Esce Voodoo we do, il nuovo album della band Little Pony, fuori per Soundinside Records e in distribuzione Believe Digital. Band mista tra Italia e America, ma nata per le strade di Napoli, ha un sound molto personale, frutto di una ricerca sonora fuori da ogni schema, che deriva da influenze che spaziano tra funk, R&B, psichedelia anni ’60, rap, spoken word, worldmusic e pop. Nascono come trio nel 2014 con Ryan Spring Dooley, sax e voce, Marco Guerriero, basso e Fulvio Laudiero alla batteria, ma la line up varierà più volte nel corso del tempo per assecondare le nuove esigenze sonore.
Dal comunicato stampa leggiamo: “Canzoni scritte in viaggio, riflessioni sulle ossessioni della modernità e le stregonerie da social… Un rito magico, potente come solo i bambini possono immaginare, per scacciare via il superfluo, il compulsivo, l’ostinata arroganza dell’omologazione coatta delle interazioni nelle piccole e grandi cose del quotidiano.
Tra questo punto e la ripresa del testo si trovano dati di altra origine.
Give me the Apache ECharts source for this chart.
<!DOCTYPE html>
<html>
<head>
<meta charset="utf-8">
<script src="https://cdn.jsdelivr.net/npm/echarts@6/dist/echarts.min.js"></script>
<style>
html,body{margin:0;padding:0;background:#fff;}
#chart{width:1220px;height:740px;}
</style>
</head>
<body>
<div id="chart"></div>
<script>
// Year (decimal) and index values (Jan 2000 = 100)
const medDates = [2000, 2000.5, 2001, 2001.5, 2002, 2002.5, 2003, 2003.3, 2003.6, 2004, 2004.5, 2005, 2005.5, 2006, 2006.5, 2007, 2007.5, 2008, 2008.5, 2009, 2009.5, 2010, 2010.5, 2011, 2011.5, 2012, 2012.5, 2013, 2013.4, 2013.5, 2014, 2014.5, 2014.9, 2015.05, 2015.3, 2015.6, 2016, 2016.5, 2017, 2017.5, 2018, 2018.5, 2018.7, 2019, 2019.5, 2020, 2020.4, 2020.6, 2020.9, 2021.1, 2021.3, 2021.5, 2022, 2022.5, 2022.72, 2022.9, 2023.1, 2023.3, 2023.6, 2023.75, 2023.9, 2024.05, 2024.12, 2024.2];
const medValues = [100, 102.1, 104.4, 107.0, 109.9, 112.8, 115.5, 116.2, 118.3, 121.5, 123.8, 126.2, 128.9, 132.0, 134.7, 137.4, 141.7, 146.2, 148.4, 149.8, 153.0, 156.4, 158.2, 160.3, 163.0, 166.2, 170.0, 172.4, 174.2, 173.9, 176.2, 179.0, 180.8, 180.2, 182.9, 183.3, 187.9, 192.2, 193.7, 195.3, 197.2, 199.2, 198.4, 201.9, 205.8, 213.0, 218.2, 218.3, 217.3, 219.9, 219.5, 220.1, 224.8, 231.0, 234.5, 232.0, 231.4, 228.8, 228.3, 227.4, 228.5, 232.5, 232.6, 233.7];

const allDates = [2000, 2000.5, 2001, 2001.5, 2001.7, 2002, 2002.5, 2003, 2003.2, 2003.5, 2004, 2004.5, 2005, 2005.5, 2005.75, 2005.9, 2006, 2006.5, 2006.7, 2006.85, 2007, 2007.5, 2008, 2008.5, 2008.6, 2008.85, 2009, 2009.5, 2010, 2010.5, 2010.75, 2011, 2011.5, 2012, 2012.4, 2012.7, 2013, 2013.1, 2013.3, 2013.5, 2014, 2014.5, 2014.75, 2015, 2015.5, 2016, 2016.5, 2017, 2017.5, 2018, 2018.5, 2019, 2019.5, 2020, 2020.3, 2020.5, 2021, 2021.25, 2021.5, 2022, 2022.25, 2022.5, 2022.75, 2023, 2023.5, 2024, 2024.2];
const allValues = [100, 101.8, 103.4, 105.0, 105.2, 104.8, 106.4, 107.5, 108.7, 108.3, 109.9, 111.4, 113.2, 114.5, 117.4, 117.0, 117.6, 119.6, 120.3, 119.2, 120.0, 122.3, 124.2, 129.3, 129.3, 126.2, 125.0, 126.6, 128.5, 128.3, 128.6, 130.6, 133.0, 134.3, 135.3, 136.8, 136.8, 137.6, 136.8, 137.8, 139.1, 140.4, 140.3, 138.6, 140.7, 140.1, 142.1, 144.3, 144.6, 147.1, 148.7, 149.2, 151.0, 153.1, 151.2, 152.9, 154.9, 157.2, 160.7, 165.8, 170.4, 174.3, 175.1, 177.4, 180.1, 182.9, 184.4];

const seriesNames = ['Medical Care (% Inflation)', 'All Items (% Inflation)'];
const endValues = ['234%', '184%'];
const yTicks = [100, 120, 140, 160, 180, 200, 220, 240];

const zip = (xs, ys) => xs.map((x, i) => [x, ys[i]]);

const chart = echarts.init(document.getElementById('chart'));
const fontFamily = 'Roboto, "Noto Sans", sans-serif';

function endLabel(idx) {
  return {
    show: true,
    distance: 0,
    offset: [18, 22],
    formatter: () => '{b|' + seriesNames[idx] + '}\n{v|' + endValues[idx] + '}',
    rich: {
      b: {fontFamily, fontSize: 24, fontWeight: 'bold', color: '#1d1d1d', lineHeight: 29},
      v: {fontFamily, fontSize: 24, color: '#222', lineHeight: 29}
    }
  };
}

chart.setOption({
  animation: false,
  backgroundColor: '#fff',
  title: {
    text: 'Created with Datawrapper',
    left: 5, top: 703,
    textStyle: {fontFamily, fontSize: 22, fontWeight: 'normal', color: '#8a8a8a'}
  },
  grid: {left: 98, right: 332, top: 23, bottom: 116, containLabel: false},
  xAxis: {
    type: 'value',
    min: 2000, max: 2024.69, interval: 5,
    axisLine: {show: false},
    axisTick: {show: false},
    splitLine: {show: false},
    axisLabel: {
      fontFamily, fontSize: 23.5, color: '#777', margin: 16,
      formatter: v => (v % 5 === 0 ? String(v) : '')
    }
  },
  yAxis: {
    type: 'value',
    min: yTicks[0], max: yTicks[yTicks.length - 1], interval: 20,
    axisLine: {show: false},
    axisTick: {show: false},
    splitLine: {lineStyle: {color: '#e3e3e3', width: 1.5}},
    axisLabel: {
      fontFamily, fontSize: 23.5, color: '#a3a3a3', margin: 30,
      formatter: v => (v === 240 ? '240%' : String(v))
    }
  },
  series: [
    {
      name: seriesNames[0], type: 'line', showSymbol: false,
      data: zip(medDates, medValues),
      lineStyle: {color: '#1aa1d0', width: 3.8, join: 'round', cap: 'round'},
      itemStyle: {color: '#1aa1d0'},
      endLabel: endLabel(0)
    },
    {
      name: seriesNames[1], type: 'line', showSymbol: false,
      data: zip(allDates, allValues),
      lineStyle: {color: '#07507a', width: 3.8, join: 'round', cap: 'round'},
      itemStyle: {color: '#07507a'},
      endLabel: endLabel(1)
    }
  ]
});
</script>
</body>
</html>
I Little Pony non fanno jazz, non fanno rock, non fanno hip hop né punk o spoken words su basi funk disco rap; i Little Pony sono fuori moda e fuori dal tempo. Il disagio ha un suono ironico, cupo e rabbioso mentre balla: i Little Pony fanno Voodoo“.
Little Pony traccia per traccia
Un giro insistito quello che apre CPC, brano d’inizio dell’album che mette subito sulle piste di un blues piuttosto sporco di modernità.
C’è un che di urban all’interno di Miles, quasi rappata, un po’ recitata e anche trascinata su un altro giro che rimane in testa, con una tromba un po’ orientale che si fa vedere dalle retrovie.
Arriva poi la title track, Voodoo We Do, disinvolta e quasi sbarazzina con dinamiche che ricordano un po’ lo stile di Beck, ma anche con molta mescolanza evidentemente fabbricata in casa.
Si rientra in canoni più tranquilli con Saturday, che ha passo lento e anche piuttosto sensuale, su un giro blues profondo. Si torna a idee sostanzialmente hip hop con una fittissima Low Fi, appoggiata però da movimenti rock blues molto consistenti.
Fall Down è molto più esplicita nel riversarsi in forze in campo rap, con un po’ di scratch, qualche sirena di sottofondo e un atteggiamento piuttosto aggressivo. Aggressività che si riversa su Wood, almeno per le prime battute, visto che poi il finale è molto più tranquillo.
Si slappa un po’ a New York, altro brano ricco di contrasti e vitalità decisamente emergente, con un curioso inciso cantato in italiano. Sempre molto densa di cantato/rappato Badman, che segue linee piuttosto omogenee con il resto del disco.
Rawks riprende fiato e velocità, per un pezzo che sa di acido e che corre veloce per tutto il proprio percorso. Curioso intervento parlato quello di Sciamano, che racconta di incantesimi puzzolenti e strani.
Il finale è una lunga e psichedelica discesa agli inferi con Vix, che supera i sette minuti tra cori, effetti speciali, ampie volute di fumo e un senso di oscurità dominante.
Un po’ troppo lungo, per i canoni attuali, il disco dei Little Pony, visto anche qualche ripetizione di troppo. Però oggettivamente la band porta con sé indizi di grandissima vitalità e creatività, lasciando fluire una cascata di suoni e di idee che generano un disco ricco e molto intenso.